El alboroto venía por la mañana del sábado
desde la plaza del Rocío, el centro neurálgico de la ciudad. Soldados,
paisanos, mujeres, niños marchaban detrás de una pancarta y decenas de banderas
rojas y verdes y las paredes de los edificios los veían pasar. Entre las
ventanas, las puertas y las cristaleras quedaban pegados, como testigos para
siempre, carteles de todos. Aquella era una revolución general en la que
algunos quisieron ser héroes y muchos más llegaron de villanos a ciudadanos sin
un disparo.
En unos
grandes almacenes del Chiado encontré un disco de Johnny Cash, un cantante de
folk americano, áspero de voz y sonrisa torcida. Su sombrero tejano y un trozo
de guitarra le acompañaban en la cubierta de ese LP, suficientemente grande
como para poder guardar dentro de él, doblado, un cartel del PCP que nos
regalaron al paso de los manifestantes en la plaza. El Partido Comunista de
Portugal, con fuerte poder en la ciudad, ya había comenzado su campaña
electoral.
Con el disco
y su secreto contenido nos marchamos hacia España de regreso. Era mayor la
emoción que la capacidad para entender el riesgo de la frontera.

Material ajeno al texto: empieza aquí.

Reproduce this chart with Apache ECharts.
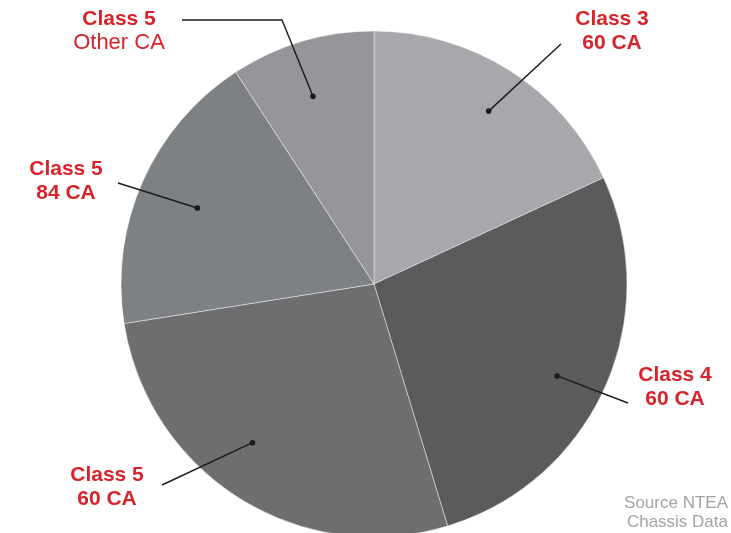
<!DOCTYPE html>
<html>
<head>
<meta charset="utf-8">
<script src="https://cdn.jsdelivr.net/npm/echarts@6/dist/echarts.min.js"></script>
<style>
html,body{margin:0;padding:0;background:#fff;}
#main{width:731px;height:533px;}
</style>
</head>
<body>
<div id="main"></div>
<script>
// ---- data ----
const labelTitles = ['Class 3', 'Class 4', 'Class 5', 'Class 5', 'Class 5'];
const labelSubs = ['60 CA', '60 CA', '60 CA', '84 CA', 'Other CA'];
const shares = [18.1, 27.2, 27.2, 18.3, 9.2];
const sourceLines = ['Source NTEA', 'Chassis Data'];

// ---- layout / style ----
const CENTER = [374, 284];
const RADIUS = 253;
const sliceColors = ['#a7a8ab', '#5b5b5e', '#6e6e70', '#7e8183', '#969599'];
// dot placement: [fraction along slice angle, fraction of radius]
const dotPlace = [[0.515, 0.82], [0.526, 0.81], [0.555, 0.79], [0.49, 0.76], [0.456, 0.78]];
// leader line end points (after the dot), in px
const leaderEnds = [[[561, 44]], [[628, 403]], [[162, 485]], [[118, 183]], [[282, 20], [182, 20]]];
// label text centre x and first-line middle y
const labelAnchor = [[612, 19], [675, 375], [107, 475], [66, 169], [119, 19]];
const subBold = [true, true, true, true, false];
const subSize = [21, 21, 21, 21, 22];
const LINE_GAP = 24;
const RED = '#d8232a';
const FONT = '"Liberation Sans", Arial, sans-serif';

const chart = echarts.init(document.getElementById('main'), null, {renderer: 'canvas'});

const names = labelTitles.map((t, i) => t + ' ' + labelSubs[i]);
const total = shares.reduce((a, b) => a + b, 0);

// build annotation graphics from the slice geometry
const graphics = [];
let acc = 0;
shares.forEach((v, i) => {
  const a0 = acc / total * 360;
  const a1 = (acc + v) / total * 360;
  acc += v;
  const ang = (a0 + (a1 - a0) * dotPlace[i][0]) * Math.PI / 180;
  const r = RADIUS * dotPlace[i][1];
  const dx = CENTER[0] + r * Math.sin(ang);
  const dy = CENTER[1] - r * Math.cos(ang);
  const pts = [[dx, dy]].concat(leaderEnds[i]);
  graphics.push({
    type: 'polyline', z: 10,
    shape: {points: pts},
    style: {stroke: '#1b1b1b', lineWidth: 1.4, fill: null}
  });
  graphics.push({
    type: 'circle', z: 11,
    shape: {cx: dx, cy: dy, r: 2.8},
    style: {fill: '#1b1b1b'}
  });
  graphics.push({
    type: 'text', z: 12, x: labelAnchor[i][0], y: labelAnchor[i][1],
    style: {text: labelTitles[i], fill: RED, font: 'bold 21px ' + FONT, textAlign: 'center', textVerticalAlign: 'middle'}
  });
  graphics.push({
    type: 'text', z: 12, x: labelAnchor[i][0], y: labelAnchor[i][1] + LINE_GAP,
    style: {text: labelSubs[i], fill: RED, font: (subBold[i] ? 'bold ' : '') + subSize[i] + 'px ' + FONT, textAlign: 'center', textVerticalAlign: 'middle'}
  });
});
sourceLines.forEach((t, i) => {
  graphics.push({
    type: 'text', z: 12, x: 728, y: 503 + i * 19.5,
    style: {text: t, fill: '#a3a3a3', font: '17px ' + FONT, textAlign: 'right', textVerticalAlign: 'middle'}
  });
});

chart.setOption({
  animation: false,
  backgroundColor: '#ffffff',
  series: [{
    type: 'pie',
    center: CENTER,
    radius: RADIUS,
    startAngle: 90,
    clockwise: true,
    silent: true,
    label: {show: false},
    labelLine: {show: false},
    itemStyle: {borderColor: 'rgba(255,255,255,0.55)', borderWidth: 0.8},
    data: shares.map((v, i) => ({name: names[i], value: v, itemStyle: {color: sliceColors[i]}}))
  }],
  graphic: graphics
});
</script>
</body>
</html>
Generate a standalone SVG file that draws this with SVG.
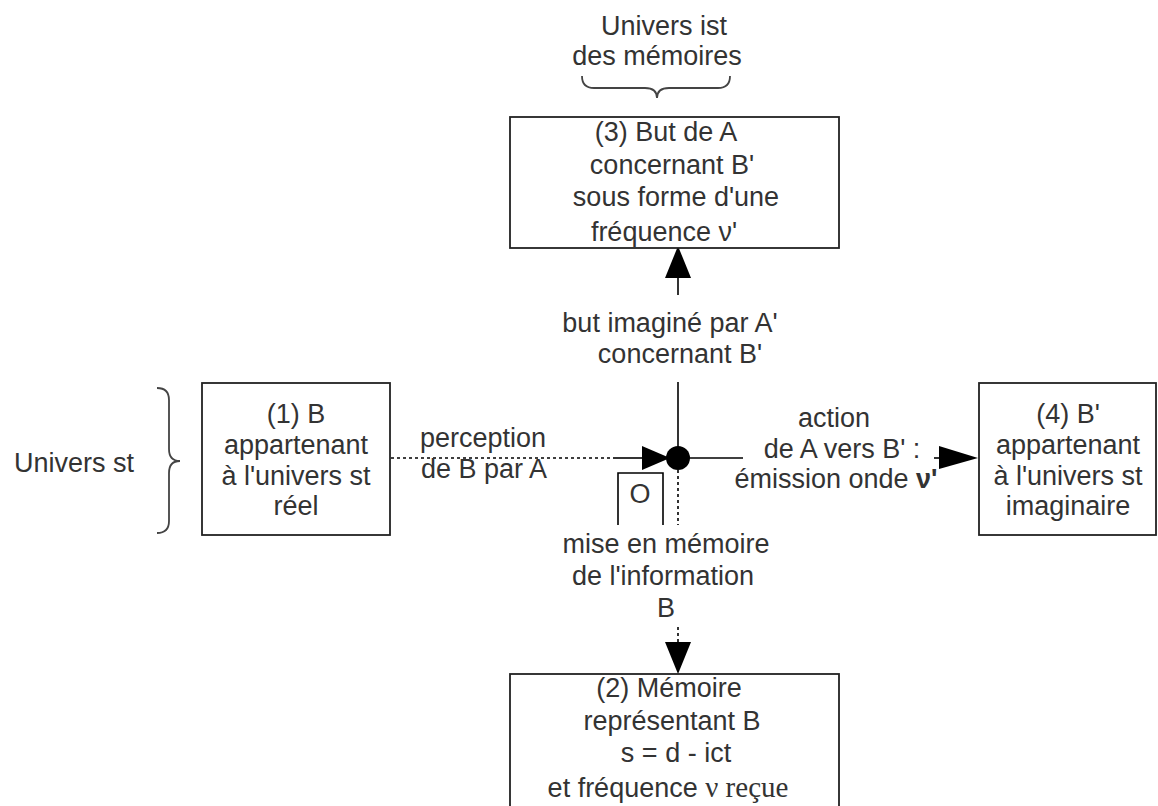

El guardia
civil español preguntó si llevábamos algo para declarar y le mostré el disco.
Me preguntó quién era y le dije que un cantante americano poco conocido que escribía
música popular para las iglesias.
Levantaron
la barrera y Lisboa se fue alejando entre la bruma del domingo. O tal vez era
la bruma del retorno la que nos había vuelto a secuestrar.